> **Required task**
Beginning with the first line of the data below, extract each line up to and including the one containing "25.1, 27.8, 21.9]". Copy them exactly and add nothing.

> **Information supplied**
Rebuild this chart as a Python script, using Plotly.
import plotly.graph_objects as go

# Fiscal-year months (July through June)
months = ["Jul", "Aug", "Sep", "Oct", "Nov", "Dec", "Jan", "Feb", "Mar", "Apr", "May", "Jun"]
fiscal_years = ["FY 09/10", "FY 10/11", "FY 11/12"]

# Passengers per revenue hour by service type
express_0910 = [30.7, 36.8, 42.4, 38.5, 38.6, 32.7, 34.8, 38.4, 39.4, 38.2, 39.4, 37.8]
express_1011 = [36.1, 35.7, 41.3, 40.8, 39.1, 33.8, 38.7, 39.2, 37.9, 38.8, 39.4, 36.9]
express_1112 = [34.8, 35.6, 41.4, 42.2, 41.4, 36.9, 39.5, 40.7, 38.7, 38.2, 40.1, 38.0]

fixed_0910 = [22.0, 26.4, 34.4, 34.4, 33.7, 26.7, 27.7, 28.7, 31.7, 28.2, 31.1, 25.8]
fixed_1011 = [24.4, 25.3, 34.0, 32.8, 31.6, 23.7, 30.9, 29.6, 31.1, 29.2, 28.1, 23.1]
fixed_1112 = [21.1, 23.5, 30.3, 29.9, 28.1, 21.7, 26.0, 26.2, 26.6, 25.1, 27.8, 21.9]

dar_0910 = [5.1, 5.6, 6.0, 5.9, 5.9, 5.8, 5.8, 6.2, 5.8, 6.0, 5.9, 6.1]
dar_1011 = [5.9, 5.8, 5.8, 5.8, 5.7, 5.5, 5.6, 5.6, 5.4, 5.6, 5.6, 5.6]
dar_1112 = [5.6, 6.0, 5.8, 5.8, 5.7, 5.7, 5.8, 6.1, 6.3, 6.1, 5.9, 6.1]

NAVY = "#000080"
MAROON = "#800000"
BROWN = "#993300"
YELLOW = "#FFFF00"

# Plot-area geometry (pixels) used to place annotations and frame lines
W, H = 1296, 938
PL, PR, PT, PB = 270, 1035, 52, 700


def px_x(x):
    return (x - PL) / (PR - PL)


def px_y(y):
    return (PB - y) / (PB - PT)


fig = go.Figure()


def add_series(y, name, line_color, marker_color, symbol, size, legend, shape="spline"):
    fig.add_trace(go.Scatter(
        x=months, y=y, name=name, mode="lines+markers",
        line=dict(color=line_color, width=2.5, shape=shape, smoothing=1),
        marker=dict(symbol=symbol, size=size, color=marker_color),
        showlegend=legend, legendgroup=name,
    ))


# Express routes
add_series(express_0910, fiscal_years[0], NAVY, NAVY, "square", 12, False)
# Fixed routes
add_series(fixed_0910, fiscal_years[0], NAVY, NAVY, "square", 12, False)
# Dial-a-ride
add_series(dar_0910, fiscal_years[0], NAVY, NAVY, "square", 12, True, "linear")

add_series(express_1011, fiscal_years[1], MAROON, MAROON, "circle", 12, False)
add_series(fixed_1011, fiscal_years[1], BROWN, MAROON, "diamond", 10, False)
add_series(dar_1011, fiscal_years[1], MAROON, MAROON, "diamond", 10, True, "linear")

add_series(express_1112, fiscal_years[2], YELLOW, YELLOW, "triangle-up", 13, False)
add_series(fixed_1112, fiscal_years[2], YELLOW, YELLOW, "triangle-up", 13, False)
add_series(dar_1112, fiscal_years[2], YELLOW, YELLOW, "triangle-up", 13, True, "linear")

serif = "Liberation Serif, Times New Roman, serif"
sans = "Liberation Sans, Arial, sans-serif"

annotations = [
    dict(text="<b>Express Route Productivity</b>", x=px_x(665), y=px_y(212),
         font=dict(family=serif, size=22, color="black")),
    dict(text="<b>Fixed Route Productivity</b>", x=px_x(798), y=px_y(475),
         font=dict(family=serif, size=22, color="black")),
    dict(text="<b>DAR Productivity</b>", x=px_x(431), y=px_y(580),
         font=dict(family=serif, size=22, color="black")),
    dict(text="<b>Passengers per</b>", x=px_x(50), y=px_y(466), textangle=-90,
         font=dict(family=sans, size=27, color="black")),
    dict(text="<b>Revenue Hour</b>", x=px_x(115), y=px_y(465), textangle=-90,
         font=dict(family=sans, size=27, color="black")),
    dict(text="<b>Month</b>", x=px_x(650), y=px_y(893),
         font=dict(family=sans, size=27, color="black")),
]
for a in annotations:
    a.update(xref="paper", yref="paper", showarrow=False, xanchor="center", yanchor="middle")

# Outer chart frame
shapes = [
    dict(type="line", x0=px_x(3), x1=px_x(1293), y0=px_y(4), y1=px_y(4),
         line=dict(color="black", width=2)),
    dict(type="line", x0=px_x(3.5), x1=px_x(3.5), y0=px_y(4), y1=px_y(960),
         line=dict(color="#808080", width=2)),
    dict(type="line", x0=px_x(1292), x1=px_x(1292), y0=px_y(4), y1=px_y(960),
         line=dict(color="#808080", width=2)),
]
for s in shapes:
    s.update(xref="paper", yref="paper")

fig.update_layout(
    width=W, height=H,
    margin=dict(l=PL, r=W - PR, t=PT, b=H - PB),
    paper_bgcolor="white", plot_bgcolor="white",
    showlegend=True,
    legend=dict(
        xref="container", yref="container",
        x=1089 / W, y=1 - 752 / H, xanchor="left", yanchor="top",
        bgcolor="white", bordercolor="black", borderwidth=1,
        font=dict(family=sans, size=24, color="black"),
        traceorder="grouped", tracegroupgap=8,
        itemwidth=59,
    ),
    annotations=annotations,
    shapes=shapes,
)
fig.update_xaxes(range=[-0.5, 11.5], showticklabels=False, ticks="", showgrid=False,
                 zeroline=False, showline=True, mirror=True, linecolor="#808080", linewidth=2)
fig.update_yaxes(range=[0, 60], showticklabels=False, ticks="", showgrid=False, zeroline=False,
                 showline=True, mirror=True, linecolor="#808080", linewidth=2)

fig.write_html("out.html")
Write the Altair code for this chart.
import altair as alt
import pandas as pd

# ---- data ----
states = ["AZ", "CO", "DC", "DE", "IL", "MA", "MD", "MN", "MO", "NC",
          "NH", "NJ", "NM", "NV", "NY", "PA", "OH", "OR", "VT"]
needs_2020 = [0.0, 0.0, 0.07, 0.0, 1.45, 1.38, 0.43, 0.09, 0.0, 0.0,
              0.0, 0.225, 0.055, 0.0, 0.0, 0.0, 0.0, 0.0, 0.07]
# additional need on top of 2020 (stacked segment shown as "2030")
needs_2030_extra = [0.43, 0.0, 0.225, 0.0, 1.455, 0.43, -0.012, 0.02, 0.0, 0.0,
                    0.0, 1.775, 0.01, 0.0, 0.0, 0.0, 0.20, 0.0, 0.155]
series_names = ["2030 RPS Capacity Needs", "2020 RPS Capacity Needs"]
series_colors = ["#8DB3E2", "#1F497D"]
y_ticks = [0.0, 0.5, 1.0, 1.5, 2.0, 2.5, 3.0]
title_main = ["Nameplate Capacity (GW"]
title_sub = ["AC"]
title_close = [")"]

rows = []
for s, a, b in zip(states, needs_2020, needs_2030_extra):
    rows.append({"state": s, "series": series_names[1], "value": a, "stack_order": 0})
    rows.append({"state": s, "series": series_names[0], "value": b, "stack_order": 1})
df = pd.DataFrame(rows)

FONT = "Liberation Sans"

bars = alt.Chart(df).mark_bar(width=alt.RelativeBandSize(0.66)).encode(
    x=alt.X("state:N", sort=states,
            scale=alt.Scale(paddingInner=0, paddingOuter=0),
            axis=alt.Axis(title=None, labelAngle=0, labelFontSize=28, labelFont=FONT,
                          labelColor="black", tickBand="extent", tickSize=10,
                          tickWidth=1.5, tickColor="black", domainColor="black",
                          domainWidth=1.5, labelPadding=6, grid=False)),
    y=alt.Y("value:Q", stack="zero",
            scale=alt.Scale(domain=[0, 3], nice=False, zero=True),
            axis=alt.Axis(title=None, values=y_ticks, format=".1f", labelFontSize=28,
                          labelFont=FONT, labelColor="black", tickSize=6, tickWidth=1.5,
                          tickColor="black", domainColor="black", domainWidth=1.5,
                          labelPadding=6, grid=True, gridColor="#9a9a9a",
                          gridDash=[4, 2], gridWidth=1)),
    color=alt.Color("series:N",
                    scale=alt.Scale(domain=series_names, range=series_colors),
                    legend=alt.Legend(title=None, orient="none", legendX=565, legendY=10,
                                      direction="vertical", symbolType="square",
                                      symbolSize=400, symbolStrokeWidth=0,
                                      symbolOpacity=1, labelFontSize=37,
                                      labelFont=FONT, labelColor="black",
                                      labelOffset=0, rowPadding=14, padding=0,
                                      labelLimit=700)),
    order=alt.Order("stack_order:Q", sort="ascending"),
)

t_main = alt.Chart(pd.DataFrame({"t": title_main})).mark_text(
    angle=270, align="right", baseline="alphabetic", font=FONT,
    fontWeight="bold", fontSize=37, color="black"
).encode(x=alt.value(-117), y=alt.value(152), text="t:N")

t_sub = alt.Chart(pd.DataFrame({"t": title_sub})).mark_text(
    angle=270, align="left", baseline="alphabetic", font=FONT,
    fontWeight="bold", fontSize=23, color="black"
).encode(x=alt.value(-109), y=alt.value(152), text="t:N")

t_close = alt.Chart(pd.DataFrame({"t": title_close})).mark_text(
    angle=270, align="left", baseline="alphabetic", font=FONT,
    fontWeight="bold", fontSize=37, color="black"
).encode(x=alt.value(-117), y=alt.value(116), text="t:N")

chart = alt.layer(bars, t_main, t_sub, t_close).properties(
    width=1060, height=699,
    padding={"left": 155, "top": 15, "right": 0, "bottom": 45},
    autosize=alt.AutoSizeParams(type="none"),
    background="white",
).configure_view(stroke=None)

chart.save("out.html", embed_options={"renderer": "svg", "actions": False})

> **Task answer**
Rebuild this chart as a Python script, using Plotly.
import plotly.graph_objects as go

# Fiscal-year months (July through June)
months = ["Jul", "Aug", "Sep", "Oct", "Nov", "Dec", "Jan", "Feb", "Mar", "Apr", "May", "Jun"]
fiscal_years = ["FY 09/10", "FY 10/11", "FY 11/12"]

# Passengers per revenue hour by service type
express_0910 = [30.7, 36.8, 42.4, 38.5, 38.6, 32.7, 34.8, 38.4, 39.4, 38.2, 39.4, 37.8]
express_1011 = [36.1, 35.7, 41.3, 40.8, 39.1, 33.8, 38.7, 39.2, 37.9, 38.8, 39.4, 36.9]
express_1112 = [34.8, 35.6, 41.4, 42.2, 41.4, 36.9, 39.5, 40.7, 38.7, 38.2, 40.1, 38.0]

fixed_0910 = [22.0, 26.4, 34.4, 34.4, 33.7, 26.7, 27.7, 28.7, 31.7, 28.2, 31.1, 25.8]
fixed_1011 = [24.4, 25.3, 34.0, 32.8, 31.6, 23.7, 30.9, 29.6, 31.1, 29.2, 28.1, 23.1]
fixed_1112 = [21.1, 23.5, 30.3, 29.9, 28.1, 21.7, 26.0, 26.2, 26.6, 25.1, 27.8, 21.9]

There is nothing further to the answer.